**Short problem**: Print, without altering anything, the lines from the one that holds "Convert this chart" to the one that holds "INDIA_WITH, MEXICO_WITH, SOUTH_AFRICA_WITH];", inclusive. No other lines belong in the output.

**Dataset rows**:
================
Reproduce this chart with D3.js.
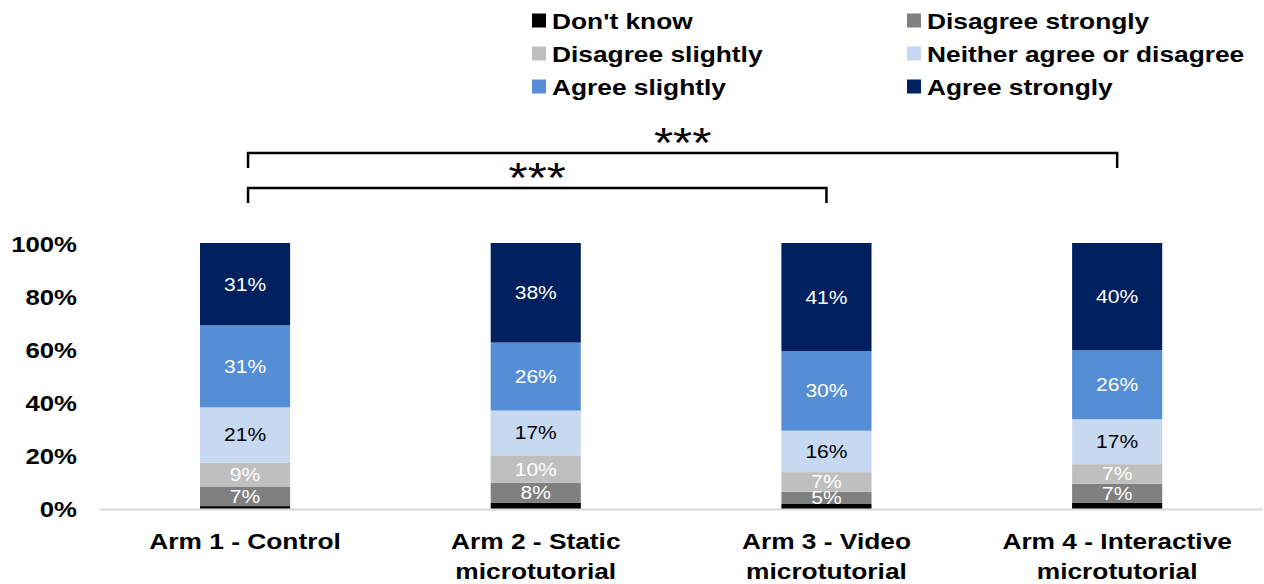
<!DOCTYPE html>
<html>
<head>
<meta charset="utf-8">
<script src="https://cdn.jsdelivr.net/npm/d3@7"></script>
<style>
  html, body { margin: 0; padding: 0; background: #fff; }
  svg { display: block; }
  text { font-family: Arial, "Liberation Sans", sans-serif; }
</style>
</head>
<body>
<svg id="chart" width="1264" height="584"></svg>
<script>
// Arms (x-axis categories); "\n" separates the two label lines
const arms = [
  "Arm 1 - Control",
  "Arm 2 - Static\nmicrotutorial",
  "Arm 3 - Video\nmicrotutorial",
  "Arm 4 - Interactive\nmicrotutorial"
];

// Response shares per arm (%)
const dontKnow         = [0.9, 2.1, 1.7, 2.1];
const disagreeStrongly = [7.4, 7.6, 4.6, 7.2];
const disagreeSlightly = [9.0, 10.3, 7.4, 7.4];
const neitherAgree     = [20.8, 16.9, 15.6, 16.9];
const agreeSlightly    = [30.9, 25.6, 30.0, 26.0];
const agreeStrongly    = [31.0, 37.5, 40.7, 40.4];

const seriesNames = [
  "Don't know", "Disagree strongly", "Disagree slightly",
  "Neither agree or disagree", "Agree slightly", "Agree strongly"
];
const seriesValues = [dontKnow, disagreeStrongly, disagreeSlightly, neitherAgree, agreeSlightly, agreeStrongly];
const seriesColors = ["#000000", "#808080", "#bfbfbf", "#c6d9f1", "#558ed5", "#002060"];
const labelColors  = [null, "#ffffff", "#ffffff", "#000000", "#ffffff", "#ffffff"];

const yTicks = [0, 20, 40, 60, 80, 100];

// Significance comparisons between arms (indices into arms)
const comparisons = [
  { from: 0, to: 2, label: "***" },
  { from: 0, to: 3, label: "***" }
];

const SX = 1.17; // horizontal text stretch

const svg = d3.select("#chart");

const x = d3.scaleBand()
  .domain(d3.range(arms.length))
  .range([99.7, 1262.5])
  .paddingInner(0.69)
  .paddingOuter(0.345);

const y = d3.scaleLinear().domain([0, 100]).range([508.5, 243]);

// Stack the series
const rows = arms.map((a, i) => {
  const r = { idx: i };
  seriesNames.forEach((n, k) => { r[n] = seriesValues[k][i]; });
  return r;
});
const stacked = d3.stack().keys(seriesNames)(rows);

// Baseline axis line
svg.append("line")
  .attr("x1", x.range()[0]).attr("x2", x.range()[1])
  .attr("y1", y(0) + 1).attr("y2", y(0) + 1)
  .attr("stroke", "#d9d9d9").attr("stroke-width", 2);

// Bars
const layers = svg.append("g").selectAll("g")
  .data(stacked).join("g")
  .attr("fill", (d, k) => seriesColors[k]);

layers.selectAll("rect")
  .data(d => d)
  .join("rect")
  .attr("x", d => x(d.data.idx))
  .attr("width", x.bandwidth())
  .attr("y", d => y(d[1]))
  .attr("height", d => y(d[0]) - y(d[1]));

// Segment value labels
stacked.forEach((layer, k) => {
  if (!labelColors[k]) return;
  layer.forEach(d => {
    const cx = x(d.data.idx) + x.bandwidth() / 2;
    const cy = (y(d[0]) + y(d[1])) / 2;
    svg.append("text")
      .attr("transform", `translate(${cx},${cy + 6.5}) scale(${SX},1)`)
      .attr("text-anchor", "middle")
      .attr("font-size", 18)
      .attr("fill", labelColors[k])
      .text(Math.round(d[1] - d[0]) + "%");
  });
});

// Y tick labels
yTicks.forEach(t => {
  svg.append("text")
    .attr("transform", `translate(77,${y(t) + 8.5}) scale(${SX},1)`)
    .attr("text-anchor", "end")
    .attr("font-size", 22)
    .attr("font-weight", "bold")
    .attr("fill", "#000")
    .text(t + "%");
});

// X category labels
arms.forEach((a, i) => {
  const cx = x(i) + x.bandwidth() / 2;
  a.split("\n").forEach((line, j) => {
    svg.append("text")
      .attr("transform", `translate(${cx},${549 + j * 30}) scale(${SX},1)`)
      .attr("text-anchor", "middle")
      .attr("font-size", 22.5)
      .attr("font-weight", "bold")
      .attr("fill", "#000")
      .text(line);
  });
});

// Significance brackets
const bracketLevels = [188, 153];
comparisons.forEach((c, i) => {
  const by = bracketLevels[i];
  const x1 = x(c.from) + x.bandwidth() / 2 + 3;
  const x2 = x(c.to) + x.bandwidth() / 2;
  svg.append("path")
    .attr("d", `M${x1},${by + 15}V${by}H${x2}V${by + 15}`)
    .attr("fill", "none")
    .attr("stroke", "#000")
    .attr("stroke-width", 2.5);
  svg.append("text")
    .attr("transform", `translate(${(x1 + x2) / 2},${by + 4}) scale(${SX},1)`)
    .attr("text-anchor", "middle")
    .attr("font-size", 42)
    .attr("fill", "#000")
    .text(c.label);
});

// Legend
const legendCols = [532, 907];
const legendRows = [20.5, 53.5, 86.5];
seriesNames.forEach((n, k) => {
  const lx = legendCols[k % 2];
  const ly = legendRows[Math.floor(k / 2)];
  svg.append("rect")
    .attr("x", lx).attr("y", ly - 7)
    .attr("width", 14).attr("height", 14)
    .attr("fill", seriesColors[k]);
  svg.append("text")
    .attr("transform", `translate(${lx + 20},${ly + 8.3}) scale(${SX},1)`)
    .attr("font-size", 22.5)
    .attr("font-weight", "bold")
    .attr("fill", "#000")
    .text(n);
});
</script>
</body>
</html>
================
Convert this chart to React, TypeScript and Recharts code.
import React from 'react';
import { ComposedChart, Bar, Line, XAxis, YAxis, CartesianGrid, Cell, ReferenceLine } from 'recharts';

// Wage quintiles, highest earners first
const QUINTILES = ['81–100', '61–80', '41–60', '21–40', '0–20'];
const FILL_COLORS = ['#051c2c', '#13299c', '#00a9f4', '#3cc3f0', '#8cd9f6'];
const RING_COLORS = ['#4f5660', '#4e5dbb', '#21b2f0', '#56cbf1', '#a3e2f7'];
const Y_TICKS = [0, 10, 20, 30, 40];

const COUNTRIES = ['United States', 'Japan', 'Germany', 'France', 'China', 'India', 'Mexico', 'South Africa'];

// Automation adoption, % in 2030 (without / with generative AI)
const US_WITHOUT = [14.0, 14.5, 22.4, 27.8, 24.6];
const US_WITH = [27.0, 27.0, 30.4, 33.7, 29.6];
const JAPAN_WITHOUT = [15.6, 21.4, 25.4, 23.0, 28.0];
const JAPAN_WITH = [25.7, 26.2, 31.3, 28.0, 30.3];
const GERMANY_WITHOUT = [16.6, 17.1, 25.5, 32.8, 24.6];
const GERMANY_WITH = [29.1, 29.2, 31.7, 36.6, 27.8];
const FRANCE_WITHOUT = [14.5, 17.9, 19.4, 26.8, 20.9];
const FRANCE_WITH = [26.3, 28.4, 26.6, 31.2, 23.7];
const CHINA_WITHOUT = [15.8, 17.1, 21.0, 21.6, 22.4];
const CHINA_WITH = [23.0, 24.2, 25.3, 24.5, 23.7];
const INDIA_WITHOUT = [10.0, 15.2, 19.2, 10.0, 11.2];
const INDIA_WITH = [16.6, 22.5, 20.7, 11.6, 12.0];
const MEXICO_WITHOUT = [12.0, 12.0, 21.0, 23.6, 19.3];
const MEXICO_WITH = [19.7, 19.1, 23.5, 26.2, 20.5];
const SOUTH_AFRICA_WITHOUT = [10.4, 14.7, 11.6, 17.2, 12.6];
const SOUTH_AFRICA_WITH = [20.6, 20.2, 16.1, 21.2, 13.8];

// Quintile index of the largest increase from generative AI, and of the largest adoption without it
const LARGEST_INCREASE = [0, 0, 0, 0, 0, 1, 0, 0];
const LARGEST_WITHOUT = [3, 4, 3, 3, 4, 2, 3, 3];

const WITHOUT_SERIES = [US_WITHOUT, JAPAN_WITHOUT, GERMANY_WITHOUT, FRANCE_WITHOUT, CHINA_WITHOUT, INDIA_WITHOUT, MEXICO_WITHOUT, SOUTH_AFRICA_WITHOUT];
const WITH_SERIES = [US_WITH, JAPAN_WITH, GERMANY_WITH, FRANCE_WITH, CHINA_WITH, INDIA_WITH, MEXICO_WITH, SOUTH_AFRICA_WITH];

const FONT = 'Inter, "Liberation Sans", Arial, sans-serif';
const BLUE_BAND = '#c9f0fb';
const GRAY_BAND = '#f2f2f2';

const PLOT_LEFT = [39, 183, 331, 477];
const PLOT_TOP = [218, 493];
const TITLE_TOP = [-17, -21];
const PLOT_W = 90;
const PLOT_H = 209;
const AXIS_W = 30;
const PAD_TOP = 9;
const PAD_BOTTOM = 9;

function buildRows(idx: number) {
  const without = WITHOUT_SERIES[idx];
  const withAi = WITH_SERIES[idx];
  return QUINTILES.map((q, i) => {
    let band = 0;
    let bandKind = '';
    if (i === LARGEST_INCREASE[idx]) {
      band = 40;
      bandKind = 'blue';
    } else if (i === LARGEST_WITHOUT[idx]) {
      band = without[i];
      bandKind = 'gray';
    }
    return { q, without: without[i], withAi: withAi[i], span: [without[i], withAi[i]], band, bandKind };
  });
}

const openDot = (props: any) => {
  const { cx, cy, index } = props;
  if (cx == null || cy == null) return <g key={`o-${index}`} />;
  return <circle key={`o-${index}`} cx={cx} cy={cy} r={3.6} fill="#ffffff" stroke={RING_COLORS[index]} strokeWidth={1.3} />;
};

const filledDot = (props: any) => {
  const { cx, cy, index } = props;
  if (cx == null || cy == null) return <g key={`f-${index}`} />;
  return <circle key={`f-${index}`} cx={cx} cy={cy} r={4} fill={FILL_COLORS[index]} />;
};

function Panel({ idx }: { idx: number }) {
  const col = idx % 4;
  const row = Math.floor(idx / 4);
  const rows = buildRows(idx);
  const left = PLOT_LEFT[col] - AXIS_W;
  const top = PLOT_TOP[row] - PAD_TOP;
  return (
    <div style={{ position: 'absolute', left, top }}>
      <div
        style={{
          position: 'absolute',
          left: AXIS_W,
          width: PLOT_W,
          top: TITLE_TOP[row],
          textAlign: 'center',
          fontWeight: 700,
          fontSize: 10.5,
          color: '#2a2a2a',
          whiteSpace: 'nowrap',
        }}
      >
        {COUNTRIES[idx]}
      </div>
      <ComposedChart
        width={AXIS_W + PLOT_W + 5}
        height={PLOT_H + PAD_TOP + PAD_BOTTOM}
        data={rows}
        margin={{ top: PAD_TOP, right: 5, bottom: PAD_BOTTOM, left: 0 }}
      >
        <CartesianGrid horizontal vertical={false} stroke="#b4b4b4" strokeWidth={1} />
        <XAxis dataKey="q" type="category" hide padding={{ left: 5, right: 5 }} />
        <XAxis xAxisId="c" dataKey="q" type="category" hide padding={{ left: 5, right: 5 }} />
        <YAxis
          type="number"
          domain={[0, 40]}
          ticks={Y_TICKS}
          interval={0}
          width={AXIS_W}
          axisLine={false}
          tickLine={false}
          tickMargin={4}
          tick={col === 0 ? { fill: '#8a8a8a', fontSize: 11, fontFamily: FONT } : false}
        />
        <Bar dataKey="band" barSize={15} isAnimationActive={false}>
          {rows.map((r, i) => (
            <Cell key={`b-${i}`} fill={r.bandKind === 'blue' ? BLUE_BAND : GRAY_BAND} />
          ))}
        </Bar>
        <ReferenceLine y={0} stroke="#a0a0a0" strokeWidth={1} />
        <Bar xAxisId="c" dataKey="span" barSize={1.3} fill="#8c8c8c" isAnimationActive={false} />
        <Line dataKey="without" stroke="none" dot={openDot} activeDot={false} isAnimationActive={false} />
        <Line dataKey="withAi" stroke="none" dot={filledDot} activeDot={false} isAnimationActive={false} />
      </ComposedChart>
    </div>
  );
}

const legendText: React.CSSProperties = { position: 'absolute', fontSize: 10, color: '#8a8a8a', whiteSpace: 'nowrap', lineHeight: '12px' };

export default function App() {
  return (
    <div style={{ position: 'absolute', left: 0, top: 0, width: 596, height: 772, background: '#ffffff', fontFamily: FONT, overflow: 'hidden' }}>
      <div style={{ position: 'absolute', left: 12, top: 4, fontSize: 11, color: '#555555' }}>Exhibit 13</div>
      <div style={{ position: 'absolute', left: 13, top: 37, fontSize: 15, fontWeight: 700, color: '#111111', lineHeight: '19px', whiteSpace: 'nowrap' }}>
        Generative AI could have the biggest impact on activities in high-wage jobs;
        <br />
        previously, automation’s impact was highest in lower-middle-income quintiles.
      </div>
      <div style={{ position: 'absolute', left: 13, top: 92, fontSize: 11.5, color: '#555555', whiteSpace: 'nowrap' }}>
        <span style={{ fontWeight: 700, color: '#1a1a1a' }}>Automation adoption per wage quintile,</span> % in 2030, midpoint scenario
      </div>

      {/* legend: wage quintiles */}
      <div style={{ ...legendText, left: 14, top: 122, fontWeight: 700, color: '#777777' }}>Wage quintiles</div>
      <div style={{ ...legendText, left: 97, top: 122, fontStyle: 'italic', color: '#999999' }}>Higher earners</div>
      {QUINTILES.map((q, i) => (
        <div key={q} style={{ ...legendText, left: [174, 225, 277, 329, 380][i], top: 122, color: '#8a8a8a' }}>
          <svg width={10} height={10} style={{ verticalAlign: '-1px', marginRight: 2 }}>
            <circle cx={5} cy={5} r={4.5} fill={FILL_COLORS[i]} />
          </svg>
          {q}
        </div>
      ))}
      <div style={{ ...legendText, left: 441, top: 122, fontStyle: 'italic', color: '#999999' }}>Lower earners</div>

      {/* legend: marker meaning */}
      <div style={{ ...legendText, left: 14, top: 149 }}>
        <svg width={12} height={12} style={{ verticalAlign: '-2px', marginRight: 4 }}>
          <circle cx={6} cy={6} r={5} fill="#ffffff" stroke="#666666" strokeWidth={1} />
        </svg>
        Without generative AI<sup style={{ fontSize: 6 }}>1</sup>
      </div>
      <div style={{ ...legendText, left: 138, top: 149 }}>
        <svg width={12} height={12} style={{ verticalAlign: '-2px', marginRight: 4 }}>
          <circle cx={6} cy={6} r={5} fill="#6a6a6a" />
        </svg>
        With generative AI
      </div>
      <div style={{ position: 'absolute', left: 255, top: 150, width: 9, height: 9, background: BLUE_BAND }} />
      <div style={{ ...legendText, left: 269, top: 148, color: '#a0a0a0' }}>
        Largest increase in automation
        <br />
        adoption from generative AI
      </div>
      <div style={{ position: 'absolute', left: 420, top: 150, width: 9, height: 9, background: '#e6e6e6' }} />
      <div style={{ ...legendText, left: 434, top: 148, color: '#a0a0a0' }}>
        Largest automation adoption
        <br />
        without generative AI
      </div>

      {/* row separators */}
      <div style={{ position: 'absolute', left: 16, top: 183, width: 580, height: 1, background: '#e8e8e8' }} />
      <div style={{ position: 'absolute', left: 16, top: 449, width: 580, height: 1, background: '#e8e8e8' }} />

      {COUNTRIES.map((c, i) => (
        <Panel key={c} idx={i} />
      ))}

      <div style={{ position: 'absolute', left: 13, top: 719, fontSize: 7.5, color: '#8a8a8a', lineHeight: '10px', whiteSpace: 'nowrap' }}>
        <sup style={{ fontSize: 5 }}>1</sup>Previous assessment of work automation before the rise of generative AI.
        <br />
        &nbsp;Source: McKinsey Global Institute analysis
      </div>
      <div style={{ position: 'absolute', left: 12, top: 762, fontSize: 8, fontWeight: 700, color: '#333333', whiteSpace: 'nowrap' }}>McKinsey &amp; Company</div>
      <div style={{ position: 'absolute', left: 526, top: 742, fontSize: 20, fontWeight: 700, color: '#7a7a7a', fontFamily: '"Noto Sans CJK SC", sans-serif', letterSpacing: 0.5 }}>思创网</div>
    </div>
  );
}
================
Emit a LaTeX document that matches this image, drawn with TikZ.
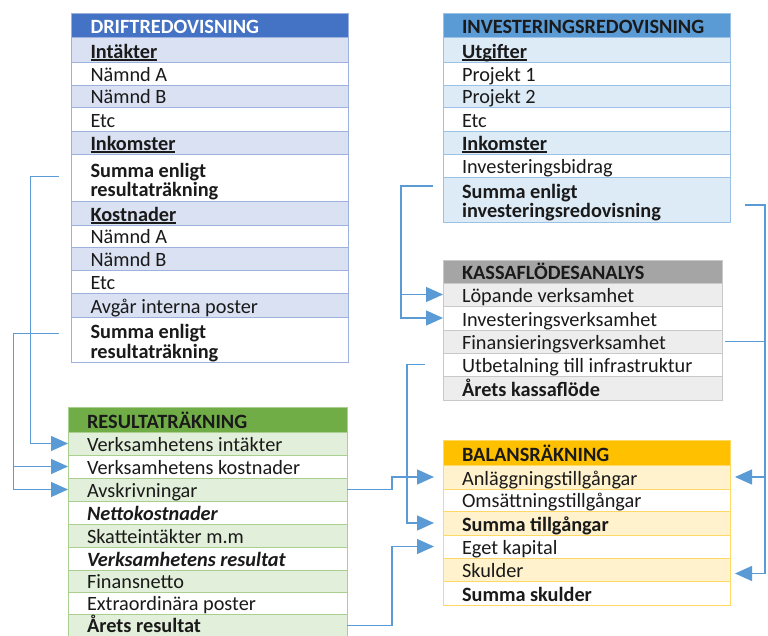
================
**Completed task**:
Convert this chart to React, TypeScript and Recharts code.
import React from 'react';
import { ComposedChart, Bar, Line, XAxis, YAxis, CartesianGrid, Cell, ReferenceLine } from 'recharts';

// Wage quintiles, highest earners first
const QUINTILES = ['81–100', '61–80', '41–60', '21–40', '0–20'];
const FILL_COLORS = ['#051c2c', '#13299c', '#00a9f4', '#3cc3f0', '#8cd9f6'];
const RING_COLORS = ['#4f5660', '#4e5dbb', '#21b2f0', '#56cbf1', '#a3e2f7'];
const Y_TICKS = [0, 10, 20, 30, 40];

const COUNTRIES = ['United States', 'Japan', 'Germany', 'France', 'China', 'India', 'Mexico', 'South Africa'];

// Automation adoption, % in 2030 (without / with generative AI)
const US_WITHOUT = [14.0, 14.5, 22.4, 27.8, 24.6];
const US_WITH = [27.0, 27.0, 30.4, 33.7, 29.6];
const JAPAN_WITHOUT = [15.6, 21.4, 25.4, 23.0, 28.0];
const JAPAN_WITH = [25.7, 26.2, 31.3, 28.0, 30.3];
const GERMANY_WITHOUT = [16.6, 17.1, 25.5, 32.8, 24.6];
const GERMANY_WITH = [29.1, 29.2, 31.7, 36.6, 27.8];
const FRANCE_WITHOUT = [14.5, 17.9, 19.4, 26.8, 20.9];
const FRANCE_WITH = [26.3, 28.4, 26.6, 31.2, 23.7];
const CHINA_WITHOUT = [15.8, 17.1, 21.0, 21.6, 22.4];
const CHINA_WITH = [23.0, 24.2, 25.3, 24.5, 23.7];
const INDIA_WITHOUT = [10.0, 15.2, 19.2, 10.0, 11.2];
const INDIA_WITH = [16.6, 22.5, 20.7, 11.6, 12.0];
const MEXICO_WITHOUT = [12.0, 12.0, 21.0, 23.6, 19.3];
const MEXICO_WITH = [19.7, 19.1, 23.5, 26.2, 20.5];
const SOUTH_AFRICA_WITHOUT = [10.4, 14.7, 11.6, 17.2, 12.6];
const SOUTH_AFRICA_WITH = [20.6, 20.2, 16.1, 21.2, 13.8];

// Quintile index of the largest increase from generative AI, and of the largest adoption without it
const LARGEST_INCREASE = [0, 0, 0, 0, 0, 1, 0, 0];
const LARGEST_WITHOUT = [3, 4, 3, 3, 4, 2, 3, 3];

const WITHOUT_SERIES = [US_WITHOUT, JAPAN_WITHOUT, GERMANY_WITHOUT, FRANCE_WITHOUT, CHINA_WITHOUT, INDIA_WITHOUT, MEXICO_WITHOUT, SOUTH_AFRICA_WITHOUT];
const WITH_SERIES = [US_WITH, JAPAN_WITH, GERMANY_WITH, FRANCE_WITH, CHINA_WITH, INDIA_WITH, MEXICO_WITH, SOUTH_AFRICA_WITH];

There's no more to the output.